La seconda via riguarda i rapporti con gli altri Paesi. L’accesso ai mercati esteri va consolidato ed esteso. Gli accordi di libero scambio recentemente conclusi con India, Thailandia e Kosovo, nonché l’aggiornamento di quelli con Cile e Ucraina rappresentano ottime notizie.
Durante il WEF si è anche discusso di modernizzare l’accordo di libero scambio con la Cina, un mercato estremamente importante per l’industria d’esportazione svizzera. Questi sforzi vanno intensificati per poterci garantire l’accesso facilitato ad altri mercati che potrebbero, almeno parzialmente, compensare le difficoltà di accesso al mercato USA.
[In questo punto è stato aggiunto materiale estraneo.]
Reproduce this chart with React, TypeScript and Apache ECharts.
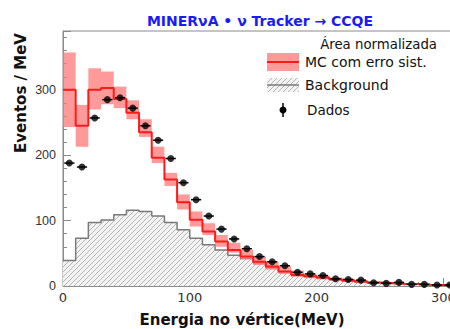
import React, { useEffect, useRef } from 'react';
import * as echarts from 'echarts';

// Bin centres (MeV), bins are 10 MeV wide
const energyCenters = [5, 15, 25, 35, 45, 55, 65, 75, 85, 95, 105, 115, 125, 135, 145, 155, 165, 175, 185, 195, 205, 215, 225, 235, 245, 255, 265, 275, 285, 295, 305];
const binHalfWidth = 5;
// Data points (Eventos / MeV)
const dataValues = [188, 182, 257, 285, 288, 272, 245, 223, 195, 158, 132, 107, 87, 72, 57, 45, 37, 31, 21, 18.5, 16, 11, 10, 9, 5, 4, 5.5, 2.5, 2.5, 1.5, 1.5];
// MC central value
const mcValues = [300, 245, 300, 303, 286, 265, 235, 196, 163, 128, 101.5, 83.5, 68, 55, 45, 37, 30, 22, 17, 15, 13, 10.5, 8.5, 7, 5.5, 4.5, 3.5, 3, 2, 1.5, 1];
// MC systematic band
const mcLow = [243, 213, 270, 278, 272, 255, 228, 188, 153, 117, 91, 78, 60, 51, 41, 32, 25, 18.5, 14, 12, 10, 8, 6.5, 5, 4, 3, 2.5, 2, 1.3, 1, 0.6];
const mcHigh = [357, 277, 333, 328, 305, 284, 255, 213, 173, 140, 114, 96, 78, 66, 55, 45, 37, 30, 23.5, 19, 16, 13, 11, 9, 7, 6, 4.5, 4, 2.8, 2, 1.4];
// Background
const bkgValues = [39, 73, 97, 101, 109, 116, 114, 107, 97, 86, 73, 63, 55, 47, 42, 35, 28, 22, 18.5, 15, 13, 10, 8, 6.5, 5, 4, 3, 2.5, 2, 1.5, 1];
const xTickLabels = [0, 100, 200, 300];
const yTickLabels = [0, 100, 200, 300];

function makeHatch(): HTMLCanvasElement {
  const c = document.createElement('canvas');
  c.width = 5;
  c.height = 5;
  const ctx = c.getContext('2d')!;
  ctx.fillStyle = '#f3f3f3';
  ctx.fillRect(0, 0, 5, 5);
  ctx.strokeStyle = '#b4b4b4';
  ctx.lineWidth = 1;
  ctx.beginPath();
  ctx.moveTo(0, 5);
  ctx.lineTo(5, 0);
  ctx.moveTo(-1, 1);
  ctx.lineTo(1, -1);
  ctx.moveTo(4, 6);
  ctx.lineTo(6, 4);
  ctx.stroke();
  return c;
}

function stepPoints(vals: number[]): number[][] {
  const pts = energyCenters.map((c, i) => [c - binHalfWidth, vals[i]]);
  const last = energyCenters.length - 1;
  pts.push([energyCenters[last] + binHalfWidth, vals[last]]);
  return pts;
}

export default function App() {
  const ref = useRef<HTMLDivElement>(null);
  useEffect(() => {
    if (!ref.current) return;
    const chart = echarts.init(ref.current, undefined, { renderer: 'svg' });
    const hatch = makeHatch();
    const hatchColor: any = { image: hatch, repeat: 'repeat' };
    const pink = 'rgba(255,120,120,0.75)';
    const bandData = energyCenters.map((c, i) => [c - binHalfWidth, c + binHalfWidth, mcLow[i], mcHigh[i]]);
    const ptData = energyCenters.map((c, i) => [c, dataValues[i]]);

    const option: any = {
      animation: false,
      grid: { left: 63, top: 31, right: 24, bottom: 43, show: true, borderColor: '#8a8a8a', borderWidth: 1, backgroundColor: 'transparent' },
      xAxis: {
        type: 'value', min: 0, max: 310, interval: 100,
        axisLine: { show: true, lineStyle: { color: '#8a8a8a' } },
        axisTick: { show: true, inside: true, length: 8, lineStyle: { color: '#8a8a8a' } },
        minorTick: { show: true, splitNumber: 5, length: 4, lineStyle: { color: '#8a8a8a' } },
        splitLine: { show: false },
        axisLabel: {
          margin: 5, color: '#333', fontSize: 13, fontFamily: 'DejaVu Sans',
          formatter: (v: number) => (xTickLabels.includes(v) ? String(v) : ''),
        },
      },
      yAxis: {
        type: 'value', min: 0, max: 390, interval: 100,
        axisLine: { show: true, lineStyle: { color: '#8a8a8a' } },
        axisTick: { show: true, inside: true, length: 8, lineStyle: { color: '#8a8a8a' } },
        minorTick: { show: true, splitNumber: 5, length: 4, lineStyle: { color: '#8a8a8a' } },
        splitLine: { show: false },
        axisLabel: {
          margin: 7, color: '#333', fontSize: 12.5, fontFamily: 'Liberation Sans',
          formatter: (v: number) => (yTickLabels.includes(v) ? String(v) : ''),
        },
      },
      series: [
        {
          type: 'line', name: 'Background', step: 'end', symbol: 'none',
          data: stepPoints(bkgValues),
          lineStyle: { color: '#7a7a7a', width: 1.5 },
          areaStyle: { color: hatchColor, opacity: 1 },
          z: 1,
        },
        {
          type: 'custom', name: 'MC band',
          data: bandData,
          renderItem: (params: any, api: any) => {
            const p0 = api.coord([api.value(0), api.value(3)]);
            const p1 = api.coord([api.value(1), api.value(2)]);
            return {
              type: 'rect',
              shape: { x: p0[0], y: p0[1], width: p1[0] - p0[0], height: p1[1] - p0[1] },
              style: { fill: pink },
            };
          },
          z: 2,
        },
        {
          type: 'line', name: 'MC com erro sist.', step: 'end', symbol: 'none',
          data: stepPoints(mcValues),
          lineStyle: { color: '#ff1a1a', width: 2 },
          z: 3,
        },
        {
          type: 'custom', name: 'Dados err',
          data: ptData,
          renderItem: (params: any, api: any) => {
            const x = api.value(0);
            const y = api.value(1);
            const a = api.coord([x - 4, y]);
            const b = api.coord([x + 4, y]);
            return {
              type: 'line',
              shape: { x1: a[0], y1: a[1], x2: b[0], y2: b[1] },
              style: { stroke: '#000', lineWidth: 1.5 },
            };
          },
          z: 4,
        },
        {
          type: 'scatter', name: 'Dados', data: ptData,
          symbol: 'circle', symbolSize: 7,
          itemStyle: { color: '#000' },
          z: 5,
        },
      ],
      graphic: [
        {
          type: 'text', x: 260, y: 21,
          style: { text: 'MINERνA • ν Tracker → CCQE', fill: '#1a1aff', font: 'bold 14px "DejaVu Sans"', textAlign: 'center', textVerticalAlign: 'middle' },
          silent: true,
        },
        {
          type: 'text', x: 21, y: 93, rotation: Math.PI / 2,
          style: { text: 'Eventos / MeV', fill: '#111', font: 'bold 15px "DejaVu Sans"', textAlign: 'center', textVerticalAlign: 'middle' },
        },
        {
          type: 'text', x: 242, y: 320,
          style: { text: 'Energia no vértice(MeV)', fill: '#111', font: 'bold 15px "DejaVu Sans"', textAlign: 'center', textVerticalAlign: 'middle' },
        },
        {
          type: 'text', x: 437, y: 44,
          style: { text: 'Área normalizada', fill: '#111', font: '13.3px "DejaVu Sans"', textAlign: 'right', textVerticalAlign: 'middle' },
        },
        { type: 'rect', shape: { x: 267, y: 53, width: 32, height: 18 }, style: { fill: pink } },
        { type: 'line', shape: { x1: 267, y1: 62, x2: 299, y2: 62 }, style: { stroke: '#ff1a1a', lineWidth: 2 } },
        {
          type: 'text', x: 305, y: 62,
          style: { text: 'MC com erro sist.', fill: '#111', font: '14px "DejaVu Sans"', textVerticalAlign: 'middle' },
        },
        { type: 'rect', shape: { x: 267, y: 78, width: 32, height: 14 }, style: { fill: hatchColor } },
        { type: 'line', shape: { x1: 267, y1: 85, x2: 299, y2: 85 }, style: { stroke: '#7a7a7a', lineWidth: 1.5 } },
        {
          type: 'text', x: 305, y: 85,
          style: { text: 'Background', fill: '#111', font: '14px "DejaVu Sans"', textVerticalAlign: 'middle' },
        },
        { type: 'line', shape: { x1: 283, y1: 103, x2: 283, y2: 117 }, style: { stroke: '#000', lineWidth: 1.5 } },
        { type: 'circle', shape: { cx: 283, cy: 110, r: 3.5 }, style: { fill: '#000' } },
        {
          type: 'text', x: 307, y: 110,
          style: { text: 'Dados', fill: '#111', font: '13.5px "DejaVu Sans"', textVerticalAlign: 'middle' },
        },
      ],
    };
    chart.setOption(option);
    return () => chart.dispose();
  }, []);
  return (
    <div style={{ position: 'absolute', left: 0, top: 0, width: 450, height: 329, overflow: 'hidden', background: '#fff' }}>
      <div ref={ref} style={{ position: 'absolute', left: 0, top: 0, width: 480, height: 329 }} />
    </div>
  );
}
Infine, ma non da ultimo, sarà indispensabile preservare l’accesso a quello che è e resta il principale partner economico di una nazione esportatrice come la nostra: l’Unione europea. È ancora troppo presto per dare una valutazione definitiva del pacchetto Bilaterali III che è stato negoziato. Tuttavia, ciò che è indiscutibile è che la via bilaterale rappresenti il modo migliore di regolare i nostri rapporti con l’UE.
Proviamo per un attimo ad analizzare le alternative, a prescindere dal sostegno politico e popolare che potrebbero o meno avere. Un semplice rapporto di libero scambio ridurrebbe la partecipazione al mercato interno dell’UE ai minimi termini.
Con un’adesione allo Spazio economico europeo, la Svizzera godrebbe di un accesso pressoché completo al mercato unico e ai programmi europei, ma dovrebbe adottare la maggior parte del diritto del mercato interno dell’UE. Un’adesione all’UE, inutile dirlo, comporterebbe una radicale perdita di sovranità.
La via bilaterale, invece, è una soluzione su misura, che tramite una partecipazione selettiva al processo di integrazione europea, consente una partecipazione ottimale al mercato unico europeo in determinati settori di interesse, senza i doveri e la perdita di sovranità di un’adesione.
Le sfide che si prospettano all’orizzonte sono molte. Per poter rispondere a queste difficoltà dovremo dimostrare capacità di innovazione, flessibilità, ma anche e soprattutto il coraggio di prendere delle decisioni e di prenderle rapidamente. Il mondo, per quanto possa essere spiccata la corsa al protezionismo, rimarrà comunque interconnesso.
La buona notizia, in tutto questo, è che malgrado le influenze esterne, il futuro è comunque – almeno in gran parte – nelle nostre mani.